= The problem =
Working from the top of the listing below, retype each line through the line containing "3: Primary care", both included, with no pictures.

= Record excerpts =
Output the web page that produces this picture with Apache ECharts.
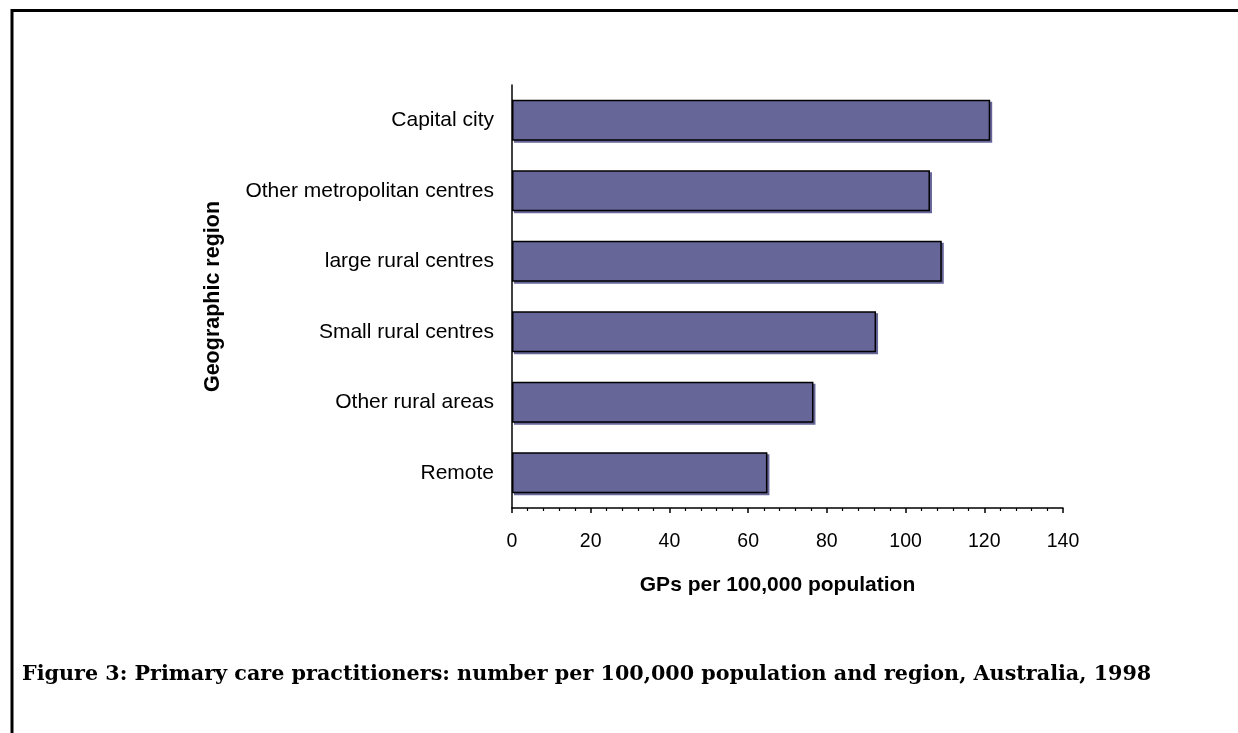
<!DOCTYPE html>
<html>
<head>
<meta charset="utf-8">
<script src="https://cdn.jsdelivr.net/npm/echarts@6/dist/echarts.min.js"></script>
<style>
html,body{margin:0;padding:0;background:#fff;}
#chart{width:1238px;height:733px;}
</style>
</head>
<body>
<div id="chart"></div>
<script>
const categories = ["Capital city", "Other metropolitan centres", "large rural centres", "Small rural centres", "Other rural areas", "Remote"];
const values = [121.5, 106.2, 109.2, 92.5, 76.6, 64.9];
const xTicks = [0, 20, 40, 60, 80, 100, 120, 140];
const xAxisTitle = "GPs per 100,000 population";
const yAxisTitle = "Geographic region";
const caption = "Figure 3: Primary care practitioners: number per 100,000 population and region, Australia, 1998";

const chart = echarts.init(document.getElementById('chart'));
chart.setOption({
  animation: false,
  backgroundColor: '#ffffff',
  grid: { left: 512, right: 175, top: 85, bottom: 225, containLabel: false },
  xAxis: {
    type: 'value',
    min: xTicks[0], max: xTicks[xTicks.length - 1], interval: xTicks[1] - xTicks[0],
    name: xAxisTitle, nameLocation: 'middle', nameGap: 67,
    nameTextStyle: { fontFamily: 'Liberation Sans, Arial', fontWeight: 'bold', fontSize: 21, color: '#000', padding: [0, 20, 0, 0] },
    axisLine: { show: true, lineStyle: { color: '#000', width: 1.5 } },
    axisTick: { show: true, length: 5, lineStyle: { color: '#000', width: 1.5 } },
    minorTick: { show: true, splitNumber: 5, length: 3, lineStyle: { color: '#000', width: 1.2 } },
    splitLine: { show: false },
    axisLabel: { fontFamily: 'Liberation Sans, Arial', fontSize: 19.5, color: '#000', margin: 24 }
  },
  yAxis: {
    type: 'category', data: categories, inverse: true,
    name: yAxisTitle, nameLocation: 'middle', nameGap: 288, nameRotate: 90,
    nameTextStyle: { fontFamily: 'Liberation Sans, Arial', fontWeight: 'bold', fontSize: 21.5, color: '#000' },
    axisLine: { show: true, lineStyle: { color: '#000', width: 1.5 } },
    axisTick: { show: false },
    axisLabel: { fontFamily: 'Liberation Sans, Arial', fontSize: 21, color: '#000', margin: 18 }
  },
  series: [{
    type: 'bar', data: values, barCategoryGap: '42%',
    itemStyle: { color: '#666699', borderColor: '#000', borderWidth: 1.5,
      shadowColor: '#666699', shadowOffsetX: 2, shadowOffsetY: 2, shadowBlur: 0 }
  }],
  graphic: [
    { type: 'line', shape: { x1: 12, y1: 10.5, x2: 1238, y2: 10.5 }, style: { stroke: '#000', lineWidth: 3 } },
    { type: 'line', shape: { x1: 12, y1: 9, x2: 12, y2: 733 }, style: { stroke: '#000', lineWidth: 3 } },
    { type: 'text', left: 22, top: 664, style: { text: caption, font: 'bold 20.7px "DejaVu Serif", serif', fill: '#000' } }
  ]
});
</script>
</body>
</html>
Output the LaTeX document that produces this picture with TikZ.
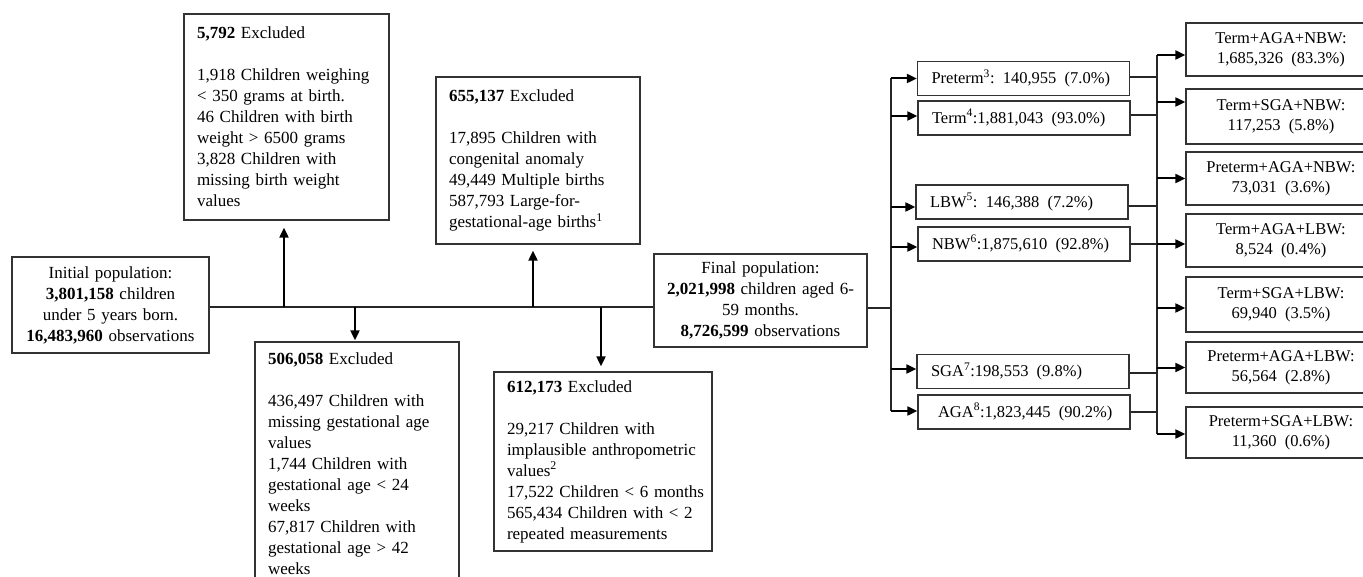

= Written response =
Output the web page that produces this picture with Apache ECharts.
<!DOCTYPE html>
<html>
<head>
<meta charset="utf-8">
<script src="https://cdn.jsdelivr.net/npm/echarts@6/dist/echarts.min.js"></script>
<style>
html,body{margin:0;padding:0;background:#fff;}
#chart{width:1238px;height:733px;}
</style>
</head>
<body>
<div id="chart"></div>
<script>
const categories = ["Capital city", "Other metropolitan centres", "large rural centres", "Small rural centres", "Other rural areas", "Remote"];
const values = [121.5, 106.2, 109.2, 92.5, 76.6, 64.9];
const xTicks = [0, 20, 40, 60, 80, 100, 120, 140];
const xAxisTitle = "GPs per 100,000 population";
const yAxisTitle = "Geographic region";
const caption = "Figure 3: Primary care practitioners: number per 100,000 population and region, Australia, 1998";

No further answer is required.